======== Provided data ========

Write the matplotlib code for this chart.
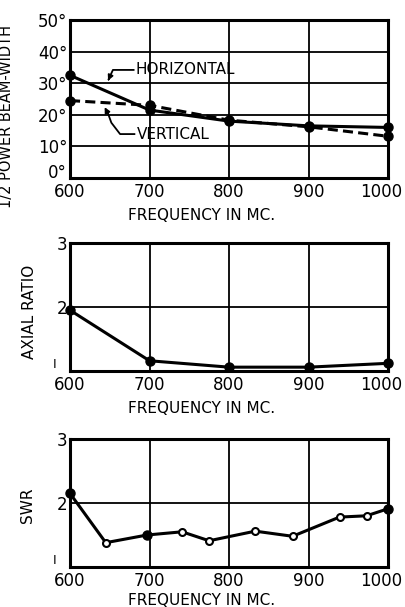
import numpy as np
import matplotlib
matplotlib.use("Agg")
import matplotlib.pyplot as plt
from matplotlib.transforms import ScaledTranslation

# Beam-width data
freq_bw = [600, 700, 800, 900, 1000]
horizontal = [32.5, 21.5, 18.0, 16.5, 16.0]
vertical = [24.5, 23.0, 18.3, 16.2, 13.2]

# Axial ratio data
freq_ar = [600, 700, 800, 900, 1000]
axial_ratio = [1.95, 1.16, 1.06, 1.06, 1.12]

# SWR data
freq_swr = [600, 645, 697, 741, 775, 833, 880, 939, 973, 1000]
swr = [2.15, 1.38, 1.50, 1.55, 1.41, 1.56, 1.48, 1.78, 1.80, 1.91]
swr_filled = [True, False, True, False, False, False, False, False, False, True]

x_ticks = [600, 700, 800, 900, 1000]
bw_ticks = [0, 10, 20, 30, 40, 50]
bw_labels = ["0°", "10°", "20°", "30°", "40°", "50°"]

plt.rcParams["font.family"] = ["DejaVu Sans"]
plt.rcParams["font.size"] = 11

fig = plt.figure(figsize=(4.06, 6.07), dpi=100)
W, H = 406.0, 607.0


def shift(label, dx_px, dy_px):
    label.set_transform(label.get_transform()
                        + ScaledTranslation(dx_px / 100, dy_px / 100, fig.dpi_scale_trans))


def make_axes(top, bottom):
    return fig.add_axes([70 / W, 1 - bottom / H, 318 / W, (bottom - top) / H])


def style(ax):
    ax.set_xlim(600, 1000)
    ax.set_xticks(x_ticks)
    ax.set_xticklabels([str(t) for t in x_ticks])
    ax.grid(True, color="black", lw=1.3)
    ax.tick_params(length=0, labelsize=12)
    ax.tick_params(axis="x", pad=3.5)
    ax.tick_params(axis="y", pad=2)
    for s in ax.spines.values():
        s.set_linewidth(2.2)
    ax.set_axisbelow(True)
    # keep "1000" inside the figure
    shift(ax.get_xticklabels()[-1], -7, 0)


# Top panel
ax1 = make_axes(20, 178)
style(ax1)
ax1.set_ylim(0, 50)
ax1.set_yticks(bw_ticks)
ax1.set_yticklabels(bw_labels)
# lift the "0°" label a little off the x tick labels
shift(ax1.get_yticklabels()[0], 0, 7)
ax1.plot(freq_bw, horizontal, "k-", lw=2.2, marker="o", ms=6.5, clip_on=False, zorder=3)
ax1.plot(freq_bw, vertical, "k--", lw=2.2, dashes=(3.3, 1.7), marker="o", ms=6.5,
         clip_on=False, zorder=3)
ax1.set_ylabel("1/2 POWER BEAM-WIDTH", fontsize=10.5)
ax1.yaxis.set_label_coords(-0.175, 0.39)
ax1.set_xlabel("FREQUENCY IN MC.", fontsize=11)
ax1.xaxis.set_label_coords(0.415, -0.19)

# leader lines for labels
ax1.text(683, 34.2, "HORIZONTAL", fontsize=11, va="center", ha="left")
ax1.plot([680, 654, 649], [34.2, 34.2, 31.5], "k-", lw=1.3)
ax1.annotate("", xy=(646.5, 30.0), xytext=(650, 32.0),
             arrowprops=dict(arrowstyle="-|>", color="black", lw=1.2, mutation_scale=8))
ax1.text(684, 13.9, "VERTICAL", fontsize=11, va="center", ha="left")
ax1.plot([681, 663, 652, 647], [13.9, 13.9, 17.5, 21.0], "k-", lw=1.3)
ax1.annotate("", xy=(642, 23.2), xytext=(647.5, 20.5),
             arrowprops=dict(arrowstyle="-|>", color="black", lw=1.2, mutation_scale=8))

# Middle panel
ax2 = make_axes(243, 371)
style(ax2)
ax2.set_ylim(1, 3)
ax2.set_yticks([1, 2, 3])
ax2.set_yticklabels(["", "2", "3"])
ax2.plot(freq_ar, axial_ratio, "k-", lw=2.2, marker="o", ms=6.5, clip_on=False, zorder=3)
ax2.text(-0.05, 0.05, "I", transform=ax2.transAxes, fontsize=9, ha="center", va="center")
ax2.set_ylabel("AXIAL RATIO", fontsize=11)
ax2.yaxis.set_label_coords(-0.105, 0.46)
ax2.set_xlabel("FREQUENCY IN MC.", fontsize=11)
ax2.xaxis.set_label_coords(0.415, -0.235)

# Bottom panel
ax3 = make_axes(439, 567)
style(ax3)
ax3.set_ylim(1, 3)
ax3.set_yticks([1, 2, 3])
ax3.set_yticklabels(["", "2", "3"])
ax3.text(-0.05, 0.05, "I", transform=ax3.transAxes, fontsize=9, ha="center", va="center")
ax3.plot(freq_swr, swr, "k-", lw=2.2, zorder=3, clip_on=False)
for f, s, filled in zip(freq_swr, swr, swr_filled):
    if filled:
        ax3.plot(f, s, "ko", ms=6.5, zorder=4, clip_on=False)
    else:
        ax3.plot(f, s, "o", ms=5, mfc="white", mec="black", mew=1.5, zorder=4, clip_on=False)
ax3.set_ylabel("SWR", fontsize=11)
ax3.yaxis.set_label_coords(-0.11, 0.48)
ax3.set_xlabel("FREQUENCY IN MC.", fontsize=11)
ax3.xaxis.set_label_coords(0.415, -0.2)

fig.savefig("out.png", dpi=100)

========

What you are asked to do: Pictures are excluded; output everything else in the data verbatim.

Final answer:
Write the matplotlib code for this chart.
import numpy as np
import matplotlib
matplotlib.use("Agg")
import matplotlib.pyplot as plt
from matplotlib.transforms import ScaledTranslation

# Beam-width data
freq_bw = [600, 700, 800, 900, 1000]
horizontal = [32.5, 21.5, 18.0, 16.5, 16.0]
vertical = [24.5, 23.0, 18.3, 16.2, 13.2]

# Axial ratio data
freq_ar = [600, 700, 800, 900, 1000]
axial_ratio = [1.95, 1.16, 1.06, 1.06, 1.12]

# SWR data
freq_swr = [600, 645, 697, 741, 775, 833, 880, 939, 973, 1000]
swr = [2.15, 1.38, 1.50, 1.55, 1.41, 1.56, 1.48, 1.78, 1.80, 1.91]
swr_filled = [True, False, True, False, False, False, False, False, False, True]

x_ticks = [600, 700, 800, 900, 1000]
bw_ticks = [0, 10, 20, 30, 40, 50]
bw_labels = ["0°", "10°", "20°", "30°", "40°", "50°"]

plt.rcParams["font.family"] = ["DejaVu Sans"]
plt.rcParams["font.size"] = 11

fig = plt.figure(figsize=(4.06, 6.07), dpi=100)
W, H = 406.0, 607.0


def shift(label, dx_px, dy_px):
    label.set_transform(label.get_transform()
                        + ScaledTranslation(dx_px / 100, dy_px / 100, fig.dpi_scale_trans))


def make_axes(top, bottom):
    return fig.add_axes([70 / W, 1 - bottom / H, 318 / W, (bottom - top) / H])


def style(ax):
    ax.set_xlim(600, 1000)
    ax.set_xticks(x_ticks)
    ax.set_xticklabels([str(t) for t in x_ticks])
    ax.grid(True, color="black", lw=1.3)
    ax.tick_params(length=0, labelsize=12)
    ax.tick_params(axis="x", pad=3.5)
    ax.tick_params(axis="y", pad=2)
    for s in ax.spines.values():
        s.set_linewidth(2.2)
    ax.set_axisbelow(True)
    # keep "1000" inside the figure
    shift(ax.get_xticklabels()[-1], -7, 0)


# Top panel
ax1 = make_axes(20, 178)
style(ax1)
ax1.set_ylim(0, 50)
ax1.set_yticks(bw_ticks)
ax1.set_yticklabels(bw_labels)
# lift the "0°" label a little off the x tick labels
shift(ax1.get_yticklabels()[0], 0, 7)
ax1.plot(freq_bw, horizontal, "k-", lw=2.2, marker="o", ms=6.5, clip_on=False, zorder=3)
ax1.plot(freq_bw, vertical, "k--", lw=2.2, dashes=(3.3, 1.7), marker="o", ms=6.5,
         clip_on=False, zorder=3)
ax1.set_ylabel("1/2 POWER BEAM-WIDTH", fontsize=10.5)
ax1.yaxis.set_label_coords(-0.175, 0.39)
ax1.set_xlabel("FREQUENCY IN MC.", fontsize=11)
ax1.xaxis.set_label_coords(0.415, -0.19)

# leader lines for labels
ax1.text(683, 34.2, "HORIZONTAL", fontsize=11, va="center", ha="left")
ax1.plot([680, 654, 649], [34.2, 34.2, 31.5], "k-", lw=1.3)
ax1.annotate("", xy=(646.5, 30.0), xytext=(650, 32.0),
             arrowprops=dict(arrowstyle="-|>", color="black", lw=1.2, mutation_scale=8))
ax1.text(684, 13.9, "VERTICAL", fontsize=11, va="center", ha="left")
ax1.plot([681, 663, 652, 647], [13.9, 13.9, 17.5, 21.0], "k-", lw=1.3)
ax1.annotate("", xy=(642, 23.2), xytext=(647.5, 20.5),
             arrowprops=dict(arrowstyle="-|>", color="black", lw=1.2, mutation_scale=8))

# Middle panel
ax2 = make_axes(243, 371)
style(ax2)
ax2.set_ylim(1, 3)
ax2.set_yticks([1, 2, 3])
ax2.set_yticklabels(["", "2", "3"])
ax2.plot(freq_ar, axial_ratio, "k-", lw=2.2, marker="o", ms=6.5, clip_on=False, zorder=3)
ax2.text(-0.05, 0.05, "I", transform=ax2.transAxes, fontsize=9, ha="center", va="center")
ax2.set_ylabel("AXIAL RATIO", fontsize=11)
ax2.yaxis.set_label_coords(-0.105, 0.46)
ax2.set_xlabel("FREQUENCY IN MC.", fontsize=11)
ax2.xaxis.set_label_coords(0.415, -0.235)

# Bottom panel
ax3 = make_axes(439, 567)
style(ax3)
ax3.set_ylim(1, 3)
ax3.set_yticks([1, 2, 3])
ax3.set_yticklabels(["", "2", "3"])
ax3.text(-0.05, 0.05, "I", transform=ax3.transAxes, fontsize=9, ha="center", va="center")
ax3.plot(freq_swr, swr, "k-", lw=2.2, zorder=3, clip_on=False)
for f, s, filled in zip(freq_swr, swr, swr_filled):
    if filled:
        ax3.plot(f, s, "ko", ms=6.5, zorder=4, clip_on=False)
    else:
        ax3.plot(f, s, "o", ms=5, mfc="white", mec="black", mew=1.5, zorder=4, clip_on=False)
ax3.set_ylabel("SWR", fontsize=11)
ax3.yaxis.set_label_coords(-0.11, 0.48)
ax3.set_xlabel("FREQUENCY IN MC.", fontsize=11)
ax3.xaxis.set_label_coords(0.415, -0.2)

fig.savefig("out.png", dpi=100)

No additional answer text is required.